_EXERCISE OBJECTIVE:_
Quote the listing below in full and exactly as written, but omit every picture.

_COLLECTED MATERIAL:_
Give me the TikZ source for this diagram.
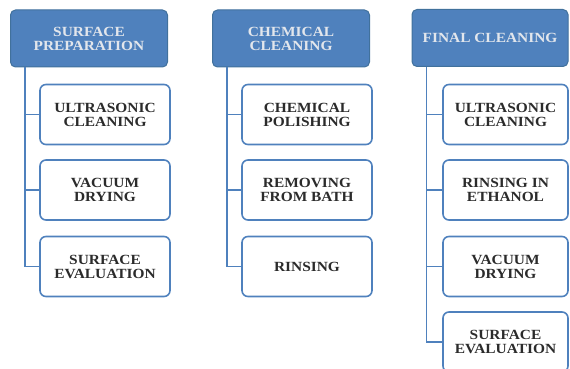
\documentclass[tikz,border=0pt]{standalone}
\usepackage{fontspec}
\setmainfont{Liberation Serif}[FakeStretch=1.1,UprightFont=*-Bold]
\definecolor{hdblue}{HTML}{4F81BD}
\definecolor{hdedge}{HTML}{41719C}
\definecolor{hdtext}{HTML}{E2E6EC}
\definecolor{txtgray}{HTML}{2B2B2B}

\begin{document}
\begin{tikzpicture}[x=1pt, y=-1pt,
  every node/.style={font=\fontsize{14}{14}\selectfont, align=center},
  head/.style={draw=hdedge, fill=hdblue, text=hdtext, rounded corners=5pt,
    line width=1pt, minimum width=157pt, minimum height=57pt, inner sep=0pt},
  task/.style={draw=hdblue, fill=white, text=txtgray, rounded corners=6pt,
    line width=1.6pt, minimum width=#1, minimum height=60pt, inner sep=0pt},
  task/.default=130pt,
  link/.style={draw=hdblue, line width=1.8pt}]
  \useasboundingbox (0,0) rectangle (570,369);
  \clip (0,0) rectangle (570,369);

  % headers
  \node[head] (H1) at (89,38.5) {SURFACE\\PREPARATION};
  \node[head] (H2) at (291,38.5) {CHEMICAL\\CLEANING};
  \node[head, minimum width=156pt] (H3) at (490,38) {FINAL CLEANING};

  % steps
  \foreach \n/\y/\txt in {1/114.5/{ULTRASONIC\\CLEANING}, 2/190/{VACUUM\\DRYING},
      3/266.5/{SURFACE\\EVALUATION}}
    \node[task] (A\n) at (105,\y) {\txt};
  \foreach \n/\y/\txt in {1/114.5/{CHEMICAL\\POLISHING}, 2/190/{REMOVING\\FROM BATH},
      3/266.5/{RINSING}}
    \node[task] (B\n) at (307,\y) {\txt};
  \foreach \n/\y/\txt in {1/114.5/{ULTRASONIC\\CLEANING}, 2/190/{RINSING IN\\ETHANOL},
      3/266.5/{VACUUM\\DRYING}, 4/342/{SURFACE\\EVALUATION}}
    \node[task=125pt] (C\n) at (505.5,\y) {\txt};

  % links
  \foreach \h/\c/\k in {H1/A/3, H2/B/3, H3/C/4}
    \foreach \i in {1,...,\k}
      \draw[link] ([xshift=15pt]\h.south west) |- (\c\i.west);
\end{tikzpicture}
\end{document}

_RESULT:_
Give me the TikZ source for this diagram.
\documentclass[tikz,border=0pt]{standalone}
\usepackage{fontspec}
\setmainfont{Liberation Serif}[FakeStretch=1.1,UprightFont=*-Bold]
\definecolor{hdblue}{HTML}{4F81BD}
\definecolor{hdedge}{HTML}{41719C}
\definecolor{hdtext}{HTML}{E2E6EC}
\definecolor{txtgray}{HTML}{2B2B2B}

\begin{document}
\begin{tikzpicture}[x=1pt, y=-1pt,
  every node/.style={font=\fontsize{14}{14}\selectfont, align=center},
  head/.style={draw=hdedge, fill=hdblue, text=hdtext, rounded corners=5pt,
    line width=1pt, minimum width=157pt, minimum height=57pt, inner sep=0pt},
  task/.style={draw=hdblue, fill=white, text=txtgray, rounded corners=6pt,
    line width=1.6pt, minimum width=#1, minimum height=60pt, inner sep=0pt},
  task/.default=130pt,
  link/.style={draw=hdblue, line width=1.8pt}]
  \useasboundingbox (0,0) rectangle (570,369);
  \clip (0,0) rectangle (570,369);

  % headers
  \node[head] (H1) at (89,38.5) {SURFACE\\PREPARATION};
  \node[head] (H2) at (291,38.5) {CHEMICAL\\CLEANING};
  \node[head, minimum width=156pt] (H3) at (490,38) {FINAL CLEANING};

  % steps
  \foreach \n/\y/\txt in {1/114.5/{ULTRASONIC\\CLEANING}, 2/190/{VACUUM\\DRYING},
      3/266.5/{SURFACE\\EVALUATION}}
    \node[task] (A\n) at (105,\y) {\txt};
  \foreach \n/\y/\txt in {1/114.5/{CHEMICAL\\POLISHING}, 2/190/{REMOVING\\FROM BATH},
      3/266.5/{RINSING}}
    \node[task] (B\n) at (307,\y) {\txt};
  \foreach \n/\y/\txt in {1/114.5/{ULTRASONIC\\CLEANING}, 2/190/{RINSING IN\\ETHANOL},
      3/266.5/{VACUUM\\DRYING}, 4/342/{SURFACE\\EVALUATION}}
    \node[task=125pt] (C\n) at (505.5,\y) {\txt};

  % links
  \foreach \h/\c/\k in {H1/A/3, H2/B/3, H3/C/4}
    \foreach \i in {1,...,\k}
      \draw[link] ([xshift=15pt]\h.south west) |- (\c\i.west);
\end{tikzpicture}
\end{document}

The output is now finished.